Wiceminister mówił, że najwięcej problemów dotyczyło m.in. wzniesionego nielegalnie na wzgórzu Monastyrz pomnika poległych członków UPA (później de facto zalegalizowany). Po interwencji ambasadora Ukrainy w MKiDN w 2018 roku polecono wojewodzie podkarpackiemu wpisanie tego obiektu do ewidencji grobów i cmentarzy wojennych. – Wojewoda odmówił dokonania tego wpisu, argumentując swoją decyzję negatywną opinią rzeszowskiego oddziału IPN – wyjaśnił Sellin. Mówił też m.in. o nielegalnie wzniesionych obiektach w Radrużu, w Werchratej czy w Hruszowicach. Odnośnie tego ostatniego stwierdził, że został on zdemontowany zgodnie z prawem, choć „doprowadziło to do napięcia polsko-ukraińskiego” na szczeblu państwowym, w związku z czym ukraiński IPN oraz międzyresortowa komisja ds. upamiętnień ogłosiły moratorium na prowadzenie przez stronę polską poszukiwań i ekshumacji szczątków ofiar polskich na Ukrainie.
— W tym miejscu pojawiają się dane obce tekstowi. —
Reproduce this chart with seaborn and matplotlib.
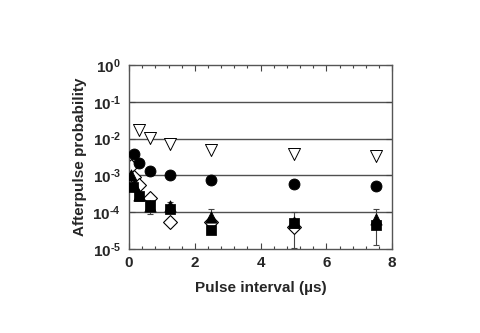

– Strona ukraińska po prostu uzależniła rozwiązanie kwestii polskich upamiętnień na terenie Ukrainy od uzyskania pozytywnych decyzji strony polskiej ws. własnych postulatów, m.in. w sprawie tychże Hruszowic – mówił Sellin. Dodał, że ukraiński IPN nie zgodził się z wynikami badań strony polskiej na miejscu rozebranego upamiętnienia UPA w Hruszowicach, które wykazały,że nie ma tam żadnych grobów upowców.

W swoim artykule „Nasz Dziennik” zaznacza, że podczas rozmów związanych z wycofaniem zakazu polskich prac poszukiwawczo-ekshumacyjnych Ukrainie, postawiono warunek legalizacji wszystkich upamiętnień ukraińskich w Polsce, bez żadnej weryfikacji. IPN nie może się na to zgodzić.

Rok temu w raporcie z działalności za 2017 rok, ukraiński IPN stwierdził, że na 323 polskich miejsc pamięci na Ukrainie bez zezwoleń postawiono 166. Wcześniej w listopadzie 2017 roku Swiatosław Szeremeta, ukraiński urzędnik odpowiadający za sprawy upamiętnień historycznych, stwierdził że cmentarz polskich ofiar NKWD w Bykowni na Ukrainie powstał nielegalnie. W grudniu z kolei Wjatrowycz oświadczył, że pomnik Polaków pomordowanych przez Ukraińców w Hucie Pieniackiej jest nielegalny w świetle ukraińskiego prawa.